Re: Is the FHS dead ?
On 2/24/09, Theodore Tso <tytso@mit.edu> wrote:
> On Tue, Feb 24, 2009 at 08:20:31AM -0600, Gunnar Wolf wrote:
> >
> > Interesting. And yes, illustrative of the historically (and, should I
> > add, ridiculous? No, I'd better not ;-) ) rivality between Linux and
> > the *BSDs, big egos included.
>
>
> Well, the last time we tried to make reasonable accomodations for
> *BSD's, some of the biggest biggest whiners^H^H^H^H^H^H^H complaints
> came from Debian. In fact, some later complaints from Debianites
> about the lack of /usr/libexec is largely the fault of Ian Jackson,
> who ***strenuously*** opposed /usr/libexec on the mail thread which I
> quoted. In fact, as I recall, he threatened to rally all of Debian
> NOT to support the FSSTND/FHS if we didn't drop /usr/libexec from the
> draft spec. Ah, history.....
>
> The painful fact of the matter is that anytime a draft like the FHS
> forces any distribution or OS to change, there will be opposition. In
> some cases it will be principled and constructive. In other cases, it
> will question the spec writers' technical judgement, ethics, and even
> their paternity.
>
>
> > However, Linux's position WRT the commercial Unixes has radically
> > shifted in the last decade.
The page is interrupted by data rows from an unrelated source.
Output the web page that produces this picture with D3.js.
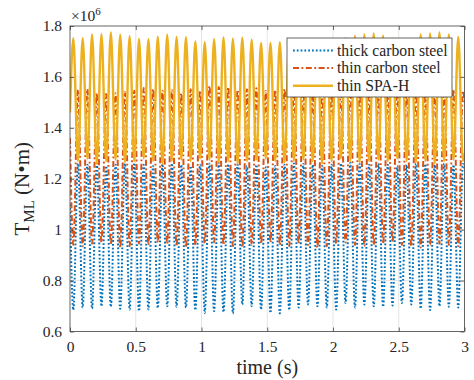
<!DOCTYPE html>
<html>
<head>
<meta charset="utf-8">
<script src="https://cdn.jsdelivr.net/npm/d3@7"></script>
<style>
  body { margin: 0; background: #fff; }
  svg text { font-family: "Liberation Serif", "Times New Roman", serif; fill: #262626; }
</style>
</head>
<body>
<div id="chart"></div>
<script>
// time layout of the oscillation (s)
const firstPeak = 0.025;
const period = 0.0714;

const xTicks = [0, 0.5, 1, 1.5, 2, 2.5, 3];
const yTicks = [0.6, 0.8, 1, 1.2, 1.4, 1.6, 1.8];
const seriesNames = ['thick carbon steel', 'thin carbon steel', 'thin SPA-H'];

// values in units of 10^6 N·m, one per cycle
const yellowPeaks = [1.752,1.752,1.767,1.768,1.775,1.766,1.760,1.749,1.748,1.758,
  1.766,1.757,1.756,1.739,1.736,1.748,1.755,1.750,1.754,1.746,
  1.733,1.733,1.736,1.740,1.745,1.742,1.738,1.744,1.748,1.752,
  1.761,1.767,1.771,1.762,1.750,1.745,1.748,1.767,1.771,1.775,1.767,1.757];
const yellowTroughs = [1.27,1.28,1.26,1.27,1.275,1.265,1.27,1.28,1.27,1.26,
  1.27,1.275,1.27,1.28,1.275,1.265,1.27,1.26,1.27,1.275,
  1.28,1.27,1.265,1.27,1.275,1.27,1.26,1.27,1.28,1.27,
  1.265,1.27,1.275,1.27,1.28,1.27,1.265,1.27,1.26,1.27,1.275,1.27];
const orangePeaks = [1.549,1.552,1.536,1.533,1.536,1.542,1.546,1.556,1.552,1.546,
  1.549,1.536,1.552,1.546,1.565,1.560,1.560,1.549,1.552,1.555,
  1.545,1.548,1.552,1.556,1.548,1.540,1.545,1.550,1.556,1.560,
  1.552,1.548,1.545,1.550,1.555,1.548,1.540,1.545,1.552,1.548,1.550,1.545];
const orangeTroughs = [0.94,0.935,0.945,0.95,0.94,0.93,0.935,0.945,0.94,0.95,
  0.945,0.935,0.93,0.94,0.945,0.95,0.94,0.935,0.93,0.94,
  0.945,0.95,0.94,0.935,0.945,0.94,0.93,0.935,0.945,0.95,
  0.94,0.935,0.94,0.945,0.95,0.94,0.935,0.93,0.94,0.945,0.94,0.935];
const bluePeaks = [1.26,1.255,1.26,1.25,1.255,1.26,1.262,1.255,1.25,1.258,
  1.26,1.255,1.25,1.255,1.26,1.262,1.258,1.255,1.25,1.255,
  1.245,1.25,1.255,1.26,1.258,1.255,1.25,1.255,1.26,1.262,
  1.258,1.255,1.26,1.255,1.25,1.255,1.26,1.258,1.255,1.26,1.255,1.258];
const blueTroughs = [0.684,0.694,0.690,0.699,0.697,0.689,0.686,0.680,0.686,0.692,
  0.699,0.697,0.694,0.684,0.673,0.680,0.676,0.671,0.706,0.699,
  0.686,0.673,0.671,0.684,0.694,0.706,0.699,0.694,0.686,0.712,
  0.694,0.706,0.699,0.697,0.702,0.712,0.706,0.690,0.684,0.699,0.697,0.694];

// values at the two ends of the record
const yellowEnds = [1.46, 1.30];
const orangeEnds = [1.36, 1.50];
const blueEnds = [1.10, 1.24];

const width = 474, height = 380;
const margin = { top: 26, right: 9.5, bottom: 48.5, left: 70 };
const innerW = width - margin.left - margin.right;
const innerH = height - margin.top - margin.bottom;
const serif = '"Liberation Serif", "Times New Roman", Times, serif';

const svg = d3.select('#chart').append('svg')
  .attr('width', width)
  .attr('height', height)
  .attr('font-family', serif);

const g = svg.append('g')
  .attr('transform', `translate(${margin.left},${margin.top})`);

const x = d3.scaleLinear().domain([0, 3]).range([0, innerW]);
const y = d3.scaleLinear().domain([0.6, 1.8]).range([innerH, 0]);

// build alternating extreme points for each series
function buildSeries(ends, highs, lows, peakFirst) {
  const pts = [[0, ends[0]]];
  highs.forEach((h, k) => {
    const t = firstPeak + k * period;
    if (peakFirst) {
      pts.push([t, h], [t + period / 2, lows[k]]);
    } else {
      pts.push([t, lows[k]], [t + period / 2, h]);
    }
  });
  pts.push([3, ends[1]]);
  return pts;
}

const series = [
  { name: seriesNames[0], color: '#0072BD', width: 2, dash: '1.8,2', data: buildSeries(blueEnds, bluePeaks, blueTroughs, false) },
  { name: seriesNames[1], color: '#D95319', width: 2, dash: '6,2.5,1.8,2.5', data: buildSeries(orangeEnds, orangePeaks, orangeTroughs, false) },
  { name: seriesNames[2], color: '#EDB120', width: 2.4, dash: null, data: buildSeries(yellowEnds, yellowPeaks, yellowTroughs, true) }
];

// grid
g.append('g').selectAll('line')
  .data(xTicks.slice(1, -1))
  .enter().append('line')
  .attr('x1', d => x(d)).attr('x2', d => x(d))
  .attr('y1', 0).attr('y2', innerH)
  .attr('stroke', '#dedede').attr('stroke-width', 0.8);
g.append('g').selectAll('line')
  .data(yTicks.slice(1, -1))
  .enter().append('line')
  .attr('x1', 0).attr('x2', innerW)
  .attr('y1', d => y(d)).attr('y2', d => y(d))
  .attr('stroke', '#dedede').attr('stroke-width', 0.8);

// clip
svg.append('defs').append('clipPath').attr('id', 'clip')
  .append('rect').attr('width', innerW).attr('height', innerH);

const line = d3.line()
  .x(d => x(d[0]))
  .y(d => y(d[1]))
  .curve(d3.curveMonotoneX);

const plot = g.append('g').attr('clip-path', 'url(#clip)');
series.forEach(s => {
  plot.append('path')
    .datum(s.data)
    .attr('fill', 'none')
    .attr('stroke', s.color)
    .attr('stroke-width', s.width)
    .attr('stroke-dasharray', s.dash)
    .attr('d', line);
});

// axes (ticks inside, on all four sides)
const tickLen = 4;
const axisColor = '#404040';
const fmt = d => String(+d.toFixed(1));

function styleAxis(a) {
  a.attr('font-family', serif).attr('font-size', 15.5);
  a.select('.domain').remove();
}

g.append('g')
  .attr('transform', `translate(0,${innerH})`)
  .call(d3.axisBottom(x).tickValues(xTicks).tickSize(-tickLen).tickPadding(9).tickFormat(fmt))
  .call(styleAxis);
g.append('g')
  .call(d3.axisTop(x).tickValues(xTicks).tickSize(-tickLen).tickFormat(''))
  .call(styleAxis);
g.append('g')
  .call(d3.axisLeft(y).tickValues(yTicks).tickSize(-tickLen).tickPadding(8).tickFormat(fmt))
  .call(styleAxis);
g.append('g')
  .attr('transform', `translate(${innerW},0)`)
  .call(d3.axisRight(y).tickValues(yTicks).tickSize(-tickLen).tickFormat(''))
  .call(styleAxis);

g.selectAll('.tick line').attr('stroke', axisColor).attr('stroke-width', 0.8);
g.selectAll('.tick text').attr('fill', '#262626');

g.append('rect')
  .attr('width', innerW).attr('height', innerH)
  .attr('fill', 'none')
  .attr('stroke', axisColor).attr('stroke-width', 0.8);

// exponent label
const expo = svg.append('text')
  .attr('x', margin.left + 1)
  .attr('y', 21)
  .attr('font-size', 15.5);
expo.append('tspan').text('×10');
expo.append('tspan').attr('font-size', 11).attr('dy', -6).text('6');

// axis labels
svg.append('text')
  .attr('x', margin.left + innerW / 2)
  .attr('y', 374)
  .attr('text-anchor', 'middle')
  .attr('font-size', 20)
  .text('time (s)');

const yl = svg.append('text')
  .attr('transform', `translate(29,${margin.top + innerH / 2 + 10}) rotate(-90)`)
  .attr('text-anchor', 'middle')
  .attr('font-size', 21);
yl.append('tspan').text('T');
yl.append('tspan').attr('font-size', 15).attr('dy', 5).text('ML');
yl.append('tspan').attr('dy', -5).text(' (N•m)');

// legend
const leg = svg.append('g').attr('transform', 'translate(287,38)');
leg.append('rect')
  .attr('width', 165).attr('height', 59)
  .attr('fill', '#fff')
  .attr('stroke', axisColor).attr('stroke-width', 0.8);
series.forEach((s, i) => {
  const ly = 12.5 + i * 17.6;
  leg.append('line')
    .attr('x1', 6).attr('x2', 46)
    .attr('y1', ly).attr('y2', ly)
    .attr('stroke', s.color)
    .attr('stroke-width', s.width)
    .attr('stroke-dasharray', s.dash);
  leg.append('text')
    .attr('x', 50).attr('y', ly)
    .attr('dy', '0.33em')
    .attr('font-size', 15.7)
    .text(s.name);
});
</script>
</body>
</html>
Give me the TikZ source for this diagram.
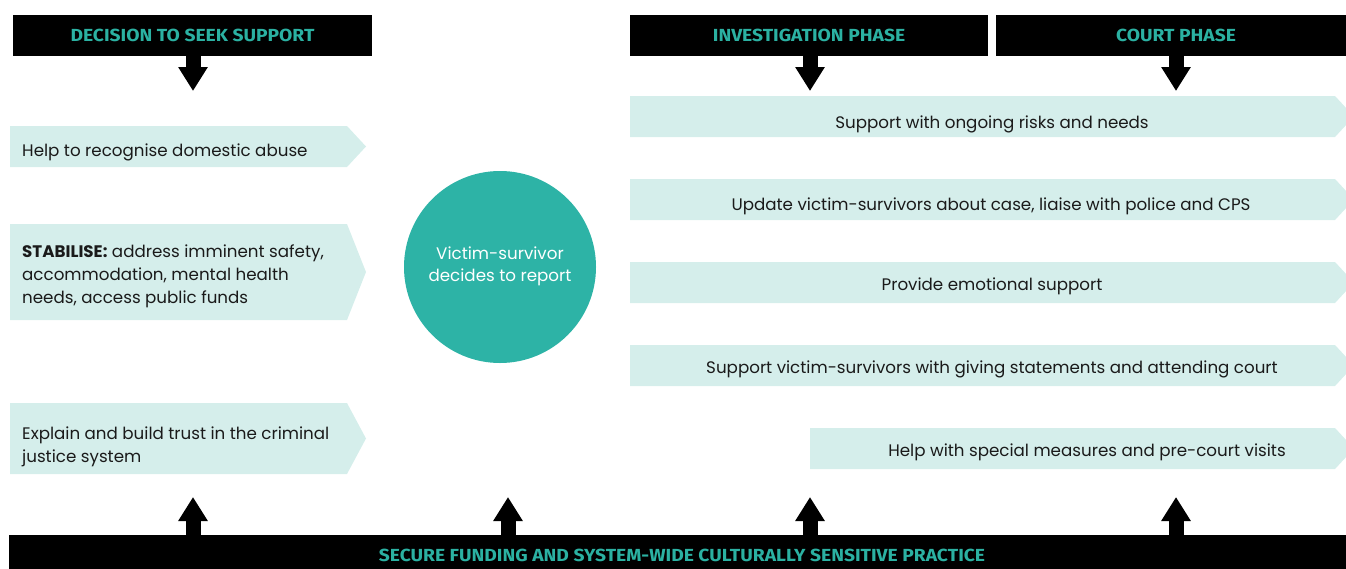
\documentclass[tikz,border=0pt]{standalone}
\usepackage{fontspec}
\setmainfont{Poppins}
\newfontfamily\hdfont[FakeStretch=1.1]{Fira Sans}
\usetikzlibrary{arrows.meta}

\definecolor{brandteal}{HTML}{2BB1A2}
\definecolor{circteal}{HTML}{2DB3A6}
\definecolor{pale}{HTML}{D5EEEB}
\definecolor{ink}{HTML}{1A1A1A}

% pale banner with a pointed right end: x-left, y-top, x-body-end, y-bottom
\newcommand\bannershape[4]{%
  \fill[pale] (#1,#2) -- (#3,#2) -- ({#3+19},{(#2+#4)/2}) -- (#3,#4) -- (#1,#4) -- cycle;}

\begin{document}
\begin{tikzpicture}[x=1pt,y=-1pt,
  header/.style={fill=black, minimum height=41pt, inner sep=0pt},
  capline/.style={font=\hdfont\bfseries\fontsize{17.5}{20}\selectfont, text=brandteal, inner sep=0pt},
  lefttext/.style={font=\fontsize{16.7}{22.8}\selectfont, text=ink, inner sep=0pt, anchor=base west, align=left},
  midtext/.style={font=\fontsize{16.7}{22.8}\selectfont, text=ink, inner sep=0pt, anchor=base},
  blockarrow/.style={draw=black, line width=15pt, -{Triangle[width=28pt,length=24pt]}}
]
\useasboundingbox (0,0) rectangle (1346,568);

% phase headers
\node[header, minimum width=359pt] (dec) at (192.5,35.5) {};
\node[header, minimum width=358pt] (inv) at (809,35.5) {};
\node[header, minimum width=360pt] (court) at (1176,35.5) {};
\node[capline] (dect) at (dec.center) {DECISION TO SEEK SUPPORT};
\node[capline] (invt) at (inv.center) {INVESTIGATION PHASE};
\node[capline] (courtt) at (court.center) {COURT PHASE};

% arrows from the headers
\coordinate (d1) at (193,91);
\coordinate (d2) at (810,91);
\coordinate (d3) at (1176,91);
\draw[blockarrow] (d1 |- dec.south) -- (d1);
\draw[blockarrow] (d2 |- inv.south) -- (d2);
\draw[blockarrow] (d3 |- court.south) -- (d3);

% left column (multi-line nodes are placed by the baseline of their last line)
\bannershape{10}{126}{347}{167}
\bannershape{10}{224}{347}{320}
\bannershape{10}{403}{347}{474}
\node[lefttext] (l1) at (22,156) {Help to recognise domestic abuse};
\node[lefttext] (l2) at (22,303) {\textbf{STABILISE:} address imminent safety,\\accommodation, mental health\\needs, access public funds};
\node[lefttext] (l3) at (22,462) {Explain and build trust in the criminal\\justice system};

% central circle
\node[circle, fill=circteal, minimum size=192pt, inner sep=0pt] (vs) at (500,267) {};
\node[font=\fontsize{16.7}{22}\selectfont, text=white, align=center, inner sep=0pt, anchor=base]
  (vst) at (500,281) {Victim-survivor\\decides to report};

% right column
\bannershape{630}{96}{1335}{137}
\bannershape{630}{179}{1335}{220}
\bannershape{630}{262}{1335}{303}
\bannershape{630}{345}{1335}{386}
\bannershape{810}{428}{1335}{469}
\node[midtext] (r1) at (992,128) {Support with ongoing risks and needs};
\node[midtext] (r2) at (991,210) {Update victim-survivors about case, liaise with police and CPS};
\node[midtext] (r3) at (992,290) {Provide emotional support};
\node[midtext] (r4) at (992,373) {Support victim-survivors with giving statements and attending court};
\node[midtext] (r5) at (1087,456) {Help with special measures and pre-court visits};

% foundation bar
\fill[black] (9,535) rectangle (1356,578);
\node[capline] (base) at (682,555) {SECURE FUNDING AND SYSTEM-WIDE CULTURALLY SENSITIVE PRACTICE};
\coordinate (bartop) at (0,535);
\coordinate (u1) at (193,497);
\coordinate (u2) at (508,497);
\coordinate (u3) at (810,497);
\coordinate (u4) at (1176,497);
\foreach \u in {u1,u2,u3,u4}
  \draw[blockarrow] (\u |- bartop) -- (\u);
\end{tikzpicture}
\end{document}
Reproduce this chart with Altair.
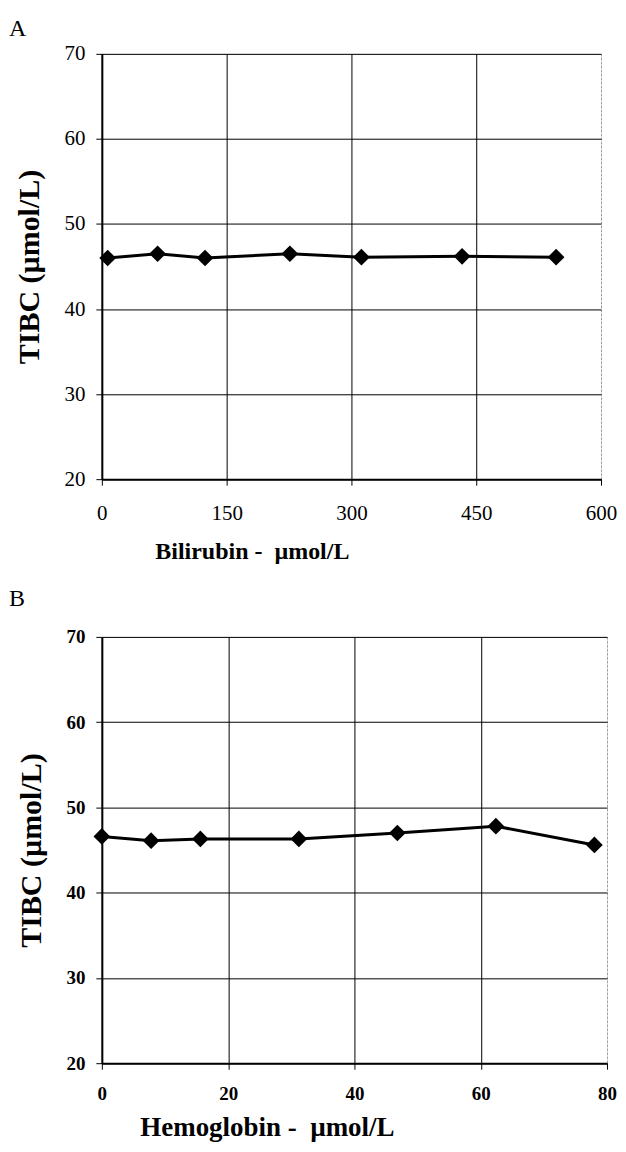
import altair as alt
import pandas as pd

# ---- data ----
bili_x = [7, 67, 124, 226, 312, 433, 546]
bili_y = [46.0, 46.5, 46.0, 46.5, 46.1, 46.2, 46.1]
hb_x = [0, 7.8, 15.6, 31.2, 46.8, 62.4, 78]
hb_y = [46.6, 46.1, 46.3, 46.3, 47.0, 47.8, 45.6]

bili_ticks = [0, 150, 300, 450, 600]
hb_ticks = [0, 20, 40, 60, 80]
tibc_ticks = [20, 30, 40, 50, 60, 70]

FONT = "Liberation Serif"


def panel(xv, yv, xticks, label, xtitle, w, h, lab_size, lab_weight, xtitle_x,
          xlab_pad, xtitle_pad, xtitle_size, title_offset):
    df = pd.DataFrame({"x": xv, "y": yv})
    xmax = xticks[-1]
    xaxis = alt.Axis(
        values=xticks, title=xtitle, format="d",
        labelFont=FONT, labelFontSize=lab_size, labelFontWeight=lab_weight, labelColor="black",
        titleFont=FONT, titleFontSize=xtitle_size, titleFontWeight="bold", titleColor="black",
        titleAnchor="start", titleAlign="left", titleX=xtitle_x, titlePadding=xtitle_pad,
        labelPadding=xlab_pad, tickSize=6, tickColor="black", tickWidth=1,
        domainColor="black", domainWidth=2,
        grid=True,
        gridColor=alt.condition(f"datum.value == {xmax}", alt.value("#999999"), alt.value("black")),
        gridDash=alt.condition(f"datum.value == {xmax}", alt.value([2, 2]), alt.value([])),
        gridWidth=1, labelFlush=False,
    )
    yaxis = alt.Axis(
        values=tibc_ticks, title="TIBC (µmol/L)", format="d",
        labelFont=FONT, labelFontSize=lab_size, labelFontWeight=lab_weight, labelColor="black",
        titleFont=FONT, titleFontSize=30, titleFontWeight="bold", titleColor="black",
        titlePadding=19, labelPadding=11, tickSize=6, tickColor="black", tickWidth=1,
        domainColor="black", domainWidth=2,
        grid=True, gridColor="black", gridWidth=1, labelFlush=False,
    )
    base = alt.Chart(df).encode(
        x=alt.X("x:Q", scale=alt.Scale(domain=[0, xmax], nice=False, zero=False), axis=xaxis),
        y=alt.Y("y:Q", scale=alt.Scale(domain=[20, 70], nice=False, zero=False), axis=yaxis),
    )
    line = base.mark_line(color="black", strokeWidth=3)
    pts = base.mark_point(shape="diamond", filled=True, color="black", size=280, opacity=1)
    return alt.layer(line, pts).properties(
        width=w, height=h,
        title=alt.TitleParams(label, anchor="start", frame="group", font=FONT, fontSize=24,
                              fontWeight="normal", color="black", dx=-93, offset=title_offset),
    )


pa = panel(bili_x, bili_y, bili_ticks, "A", "Bilirubin -\u00a0 µmol/L", 500, 426, 21, "normal",
           53, 17, 16, 24, 2)
pb = panel(hb_x, hb_y, hb_ticks, "B", "Hemoglobin -\u00a0 µmol/L", 506, 427, 19, "bold",
           38, 15, 11, 27, 17)

chart = alt.vconcat(pa, pb, spacing=22).properties(
    padding={"left": 0, "top": 7, "right": 0, "bottom": 0}
).configure_view(stroke="#999999", strokeDash=[2, 2], strokeWidth=1).configure(background="white")

chart.save("out.html", embed_options={"renderer": "svg", "actions": False})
Linux is no longer considered a toy, and
> > is taken seriously into account. So, even with the big inertia that
> > might hamper more than one initiative, perhaps the FHS could be pushed
> > in collaboration with their respective companies? At least, I'd be
> > surprised if -say- the Solaris or HPUX people weren't open to
> > discussion leading to better interoperability.
>
>
> Last I heard, HPUX is on maintenance life-support, and they don't have
> enough engineers to make sure their userspace is uptodate.
>
> And as far as Solaris is concerned, they currently have a project to
> update to a 16-year-old shell (ksh93) in their distribution.
FYI the latest version of ksh93 is from Feb 2009.
ksh93 was picked by Sun as new system shell in Solaris with a
competition between bash 3, bash 4, dash, ksh93, mksh, pdksh and zsh.
ksh93 is between 2 and 68 times faster than all other shells, conforms
to posix without the extra options such as the POSIXLY_CORRECT junk
and has a stable programming interface since 1993 (hence the name).